Are you Proud? Watch this before saying yes

 

Have you ever been in a heated conversation about the factions in our community? A conversation that has questioned why another letter has or has not been added to the LGBTQI+ acronym? This documentary directed by  Ashley Joiner is an ambitious attempt to connect the dots, differences and intersections we live and love with. It takes at its heart the idea that ‘to party in ignorance is dangerous’. So, will you be smarter and safer in your arguments at the end of it?

The further back the documentary goes the more it is able to clearly discern distinct historical connections. As a pocket history of the early decades of the movement it is satisfyingly educational with personal testimonies linked to changing social mores and political activism. A neat timeline is created with causal relationships established between events happening in the civil rights movements in the US, the Stonewall riots, the development of Gay Liberation, and legislative shifts in the UK. It loses its crispness as it moves into recent events whose full implications are not yet clear.

Some of it is wishful.
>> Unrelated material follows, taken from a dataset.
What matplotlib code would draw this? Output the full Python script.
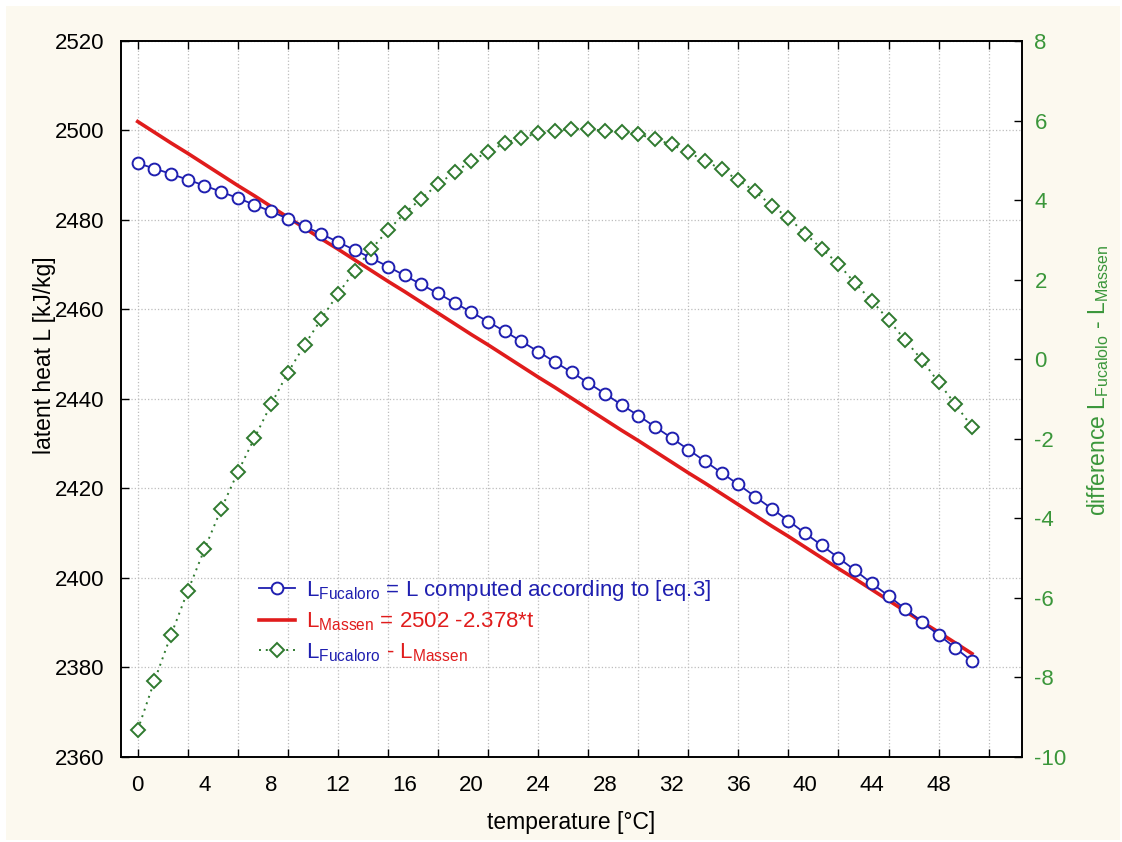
import matplotlib
matplotlib.use("Agg")
import matplotlib.pyplot as plt
from matplotlib.patches import Rectangle
import matplotlib.transforms as mtransforms

plt.rcParams['font.family'] = ['Liberation Sans', 'DejaVu Sans']
plt.rcParams['mathtext.fontset'] = 'custom'
plt.rcParams['mathtext.rm'] = 'Liberation Sans'
plt.rcParams['axes.unicode_minus'] = False

# data
temps = list(range(0, 51))
l_massen = [2502.0, 2499.6, 2497.2, 2494.9, 2492.5, 2490.1, 2487.7, 2485.4, 2483.0, 2480.6,
            2478.2, 2475.8, 2473.5, 2471.1, 2468.7, 2466.3, 2464.0, 2461.6, 2459.2, 2456.8,
            2454.4, 2452.1, 2449.7, 2447.3, 2444.9, 2442.6, 2440.2, 2437.8, 2435.4, 2433.0,
            2430.7, 2428.3, 2425.9, 2423.5, 2421.2, 2418.8, 2416.4, 2414.0, 2411.6, 2409.3,
            2406.9, 2404.5, 2402.1, 2399.8, 2397.4, 2395.0, 2392.6, 2390.2, 2387.9, 2385.5,
            2383.1]
l_fucaloro = [2492.7, 2491.5, 2490.3, 2489.0, 2487.7, 2486.3, 2484.9, 2483.4, 2481.9, 2480.3,
              2478.6, 2476.9, 2475.1, 2473.3, 2471.5, 2469.6, 2467.6, 2465.6, 2463.6, 2461.5,
              2459.4, 2457.3, 2455.1, 2452.9, 2450.6, 2448.3, 2446.0, 2443.6, 2441.2, 2438.7,
              2436.3, 2433.8, 2431.3, 2428.7, 2426.1, 2423.5, 2420.9, 2418.2, 2415.5, 2412.8,
              2410.0, 2407.3, 2404.5, 2401.7, 2398.8, 2396.0, 2393.1, 2390.2, 2387.3, 2384.4,
              2381.4]
difference = [-9.32, -8.09, -6.93, -5.83, -4.78, -3.77, -2.84, -1.98, -1.13, -0.34,
              0.36, 1.01, 1.64, 2.22, 2.77, 3.24, 3.67, 4.04, 4.40, 4.70,
              4.98, 5.22, 5.43, 5.57, 5.68, 5.74, 5.79, 5.79, 5.74, 5.70,
              5.66, 5.53, 5.40, 5.20, 4.99, 4.77, 4.50, 4.22, 3.86, 3.56,
              3.16, 2.78, 2.39, 1.91, 1.47, 0.99, 0.48, -0.02, -0.58, -1.13,
              -1.70]

x_label_ticks = list(range(0, 49, 4))
x_grid_ticks = list(range(0, 52, 3))
left_ticks = list(range(2360, 2521, 20))
right_ticks = list(range(-10, 9, 2))

blue = '#1f1fb0'
red = '#e01c1c'
green = '#2f7a2f'
green_txt = '#3a963a'
cream = '#fcf9ef'

W, H = 1122, 842
fig = plt.figure(figsize=(W / 100, H / 100), dpi=100, facecolor='white')
fig.patches.append(Rectangle((6 / W, 2 / H), 1114 / W, 834 / H, transform=fig.transFigure,
                             facecolor=cream, edgecolor='none', zorder=-10))

ax = fig.add_axes([121 / W, 1 - 757 / H, 901 / W, 716 / H])
ax.set_facecolor('white')
ax2 = ax.twinx()

h1, = ax.plot(temps, l_fucaloro, color=blue, lw=1.3, marker='o', ms=8.5, mfc='white',
              mec=blue, mew=1.4, zorder=3)
h2, = ax.plot(temps, l_massen, color=red, lw=2.6, zorder=2)
h3, = ax2.plot(temps, difference, color=green, lw=1.4, ls=(0, (1, 2.5)), marker='D', ms=7.5,
               mfc='white', mec=green, mew=1.4, zorder=3)

ax.set_xlim(-1, 53)
ax.set_ylim(2360, 2520)
ax2.set_ylim(-10, 8)

# labels every 4 degrees, tick marks and grid every 3
ax.xaxis.remove_overlapping_locs = False
ax.set_xticks(x_label_ticks)
ax.set_xticklabels([str(v) for v in x_label_ticks])
ax.set_xticks(x_grid_ticks, minor=True)
ax.tick_params(axis='x', which='major', length=0, labelsize=16, pad=13)
ax.tick_params(axis='x', which='minor', direction='in', length=6, width=1, top=True)
ax.set_yticks(left_ticks)
ax.tick_params(axis='y', which='major', direction='in', length=6, width=1, labelsize=16, pad=12)
ax2.set_yticks(right_ticks)
ax2.tick_params(axis='y', direction='in', length=6, width=1, labelsize=16, pad=9,
                labelcolor=green_txt)

ax.grid(True, which='minor', axis='x', color='#bdbdbd', ls=':', lw=0.9)
ax.grid(True, which='major', axis='y', color='#bdbdbd', ls=':', lw=0.9)

for a in (ax, ax2):
    for s in a.spines.values():
        s.set_linewidth(1.2)
        s.set_color('black')

ax.set_xlabel('temperature [°C]', fontsize=16.5, va='center')
ax.xaxis.set_label_coords(0.5, (757 - 822) / 716)
ax.set_ylabel('latent heat L [kJ/kg]', fontsize=16.5, va='center')
ax.yaxis.set_label_coords((45 - 121) / 901, (757 - 355) / 716)
ax2.set_ylabel(r'difference $\mathregular{L_{Fucalolo}}$ - $\mathregular{L_{Massen}}$',
               fontsize=16.5, color=green_txt, va='center', rotation=90)
ax2.yaxis.set_label_coords((1098 - 121) / 901, (757 - 380) / 716)

labels = [r'$\mathregular{L_{Fucaloro}}$ = L computed according to [eq.3]',
          r'$\mathregular{L_{Massen}}$ = 2502 -2.378*t',
          r'$\mathregular{L_{Fucaloro}}$']
leg = ax2.legend([h1, h2, h3], labels, loc='upper left',
                 bbox_to_anchor=(259 / W, 1 - 578 / H), bbox_transform=fig.transFigure,
                 frameon=False, fontsize=16, handlelength=1.6, handletextpad=0.5,
                 labelspacing=0.35, borderpad=0, borderaxespad=0)
texts = leg.get_texts()
texts[0].set_color(blue)
texts[1].set_color(red)
texts[2].set_color(blue)

# second half of the third legend entry is red
fig.canvas.draw()
t3 = texts[2]
bb = t3.get_window_extent()
xy = t3.get_transform().transform(t3.get_position())
fig.text(bb.x1, xy[1], r' - $\mathregular{L_{Massen}}$', color=red, fontsize=16,
         va='baseline', ha='left', transform=mtransforms.IdentityTransform())

fig.savefig('out.png', dpi=100, facecolor=fig.get_facecolor())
It suggests there was a strategic pincer movement between the lobbying of Stonewall UK and the direct actions of Outrage UK. In reality there was friction between them. Legislators preferred Stonewalls open hand rather than risk a slap from Outrage. Both groups worked in driving change so, deliberate or not, the film shows that differences are a source of strength.

Each part of the rainbow gets given some light. Issues of gender, race, class, ability, immigrant status all have a moment and a voice. The conclusion is that equality is not won without it being won for everyone. It is a generous, but over ambitious, attempt to reduce the burden of each part of the spectrum having to explain themselves to the rest repeatedly. Before the next argument inevitably rises it is worth the effort of watching. Not that it’s a huge effort, as history lessons go it is one of the more interesting ones.